## WORK TO BE COMPLETED
Show all lines holding "with".

--- RECORDS TO USE ---

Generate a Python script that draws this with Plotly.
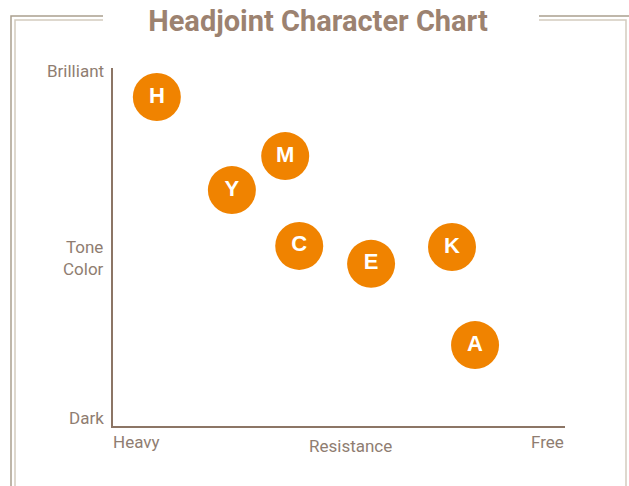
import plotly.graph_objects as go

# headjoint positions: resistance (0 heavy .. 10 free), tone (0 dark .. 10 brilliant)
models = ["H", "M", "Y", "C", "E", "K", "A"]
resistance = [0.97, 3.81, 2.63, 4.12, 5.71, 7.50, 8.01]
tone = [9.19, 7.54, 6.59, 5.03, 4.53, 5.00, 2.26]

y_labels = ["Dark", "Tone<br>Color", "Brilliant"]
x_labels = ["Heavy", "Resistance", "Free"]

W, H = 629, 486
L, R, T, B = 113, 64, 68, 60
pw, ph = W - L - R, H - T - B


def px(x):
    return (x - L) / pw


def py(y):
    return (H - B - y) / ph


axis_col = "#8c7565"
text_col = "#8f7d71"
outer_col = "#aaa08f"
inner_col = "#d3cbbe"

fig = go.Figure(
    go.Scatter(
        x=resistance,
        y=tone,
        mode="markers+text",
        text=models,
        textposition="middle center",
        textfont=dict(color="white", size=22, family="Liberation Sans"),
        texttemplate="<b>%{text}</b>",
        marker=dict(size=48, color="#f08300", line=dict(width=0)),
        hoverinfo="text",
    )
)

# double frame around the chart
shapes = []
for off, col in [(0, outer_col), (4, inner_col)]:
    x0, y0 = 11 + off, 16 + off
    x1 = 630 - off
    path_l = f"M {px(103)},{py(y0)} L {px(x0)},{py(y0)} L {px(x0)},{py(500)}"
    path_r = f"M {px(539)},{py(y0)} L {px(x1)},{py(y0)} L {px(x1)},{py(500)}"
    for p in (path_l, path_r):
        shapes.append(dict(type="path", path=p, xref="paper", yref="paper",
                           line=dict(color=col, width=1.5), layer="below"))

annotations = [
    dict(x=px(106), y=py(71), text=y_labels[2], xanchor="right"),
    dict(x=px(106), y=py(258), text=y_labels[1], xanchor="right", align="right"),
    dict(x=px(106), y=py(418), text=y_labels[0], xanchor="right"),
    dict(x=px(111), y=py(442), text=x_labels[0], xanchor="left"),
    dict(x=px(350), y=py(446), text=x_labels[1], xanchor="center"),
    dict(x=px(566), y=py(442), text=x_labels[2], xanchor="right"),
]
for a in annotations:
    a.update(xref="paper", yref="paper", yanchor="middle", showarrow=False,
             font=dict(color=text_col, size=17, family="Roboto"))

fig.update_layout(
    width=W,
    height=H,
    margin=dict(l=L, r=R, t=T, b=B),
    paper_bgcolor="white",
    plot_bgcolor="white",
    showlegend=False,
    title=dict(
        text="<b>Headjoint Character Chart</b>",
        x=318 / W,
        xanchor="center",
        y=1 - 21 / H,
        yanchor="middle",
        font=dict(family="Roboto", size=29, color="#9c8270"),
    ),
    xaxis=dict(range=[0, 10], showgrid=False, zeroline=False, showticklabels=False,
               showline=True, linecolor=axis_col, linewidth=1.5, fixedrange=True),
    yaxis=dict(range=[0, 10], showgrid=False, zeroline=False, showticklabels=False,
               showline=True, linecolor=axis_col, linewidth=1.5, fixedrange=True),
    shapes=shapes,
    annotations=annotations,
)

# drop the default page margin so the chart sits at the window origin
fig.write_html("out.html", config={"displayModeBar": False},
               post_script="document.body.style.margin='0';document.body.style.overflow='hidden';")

---
--- RECORDS TO USE ---

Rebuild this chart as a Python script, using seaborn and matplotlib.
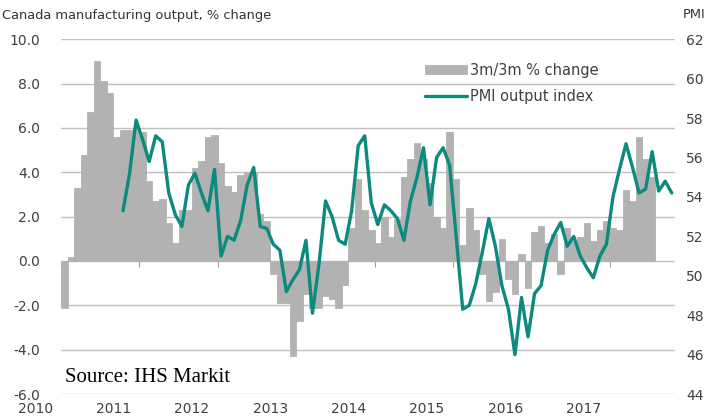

---
--- RECORDS TO USE ---

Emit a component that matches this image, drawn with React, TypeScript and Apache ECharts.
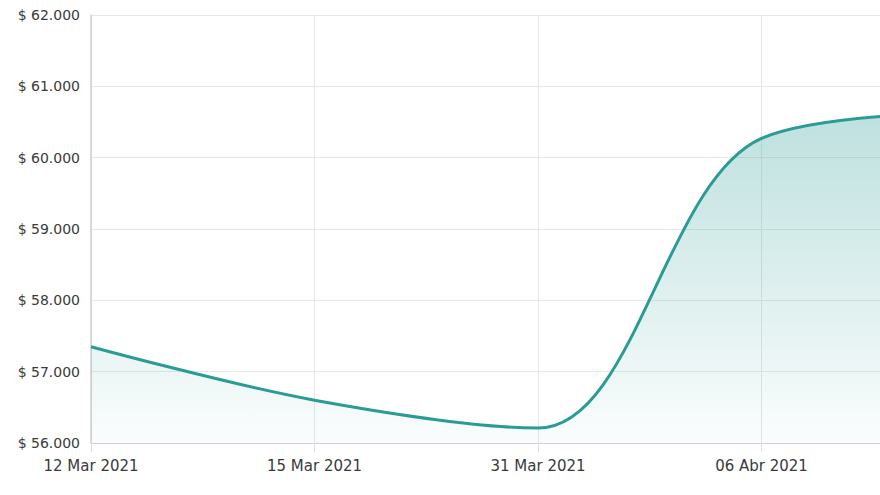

---

## FULL OUTPUT
Generate a Python script that draws this with Plotly.
Emit a component that matches this image, drawn with React, TypeScript and Apache ECharts.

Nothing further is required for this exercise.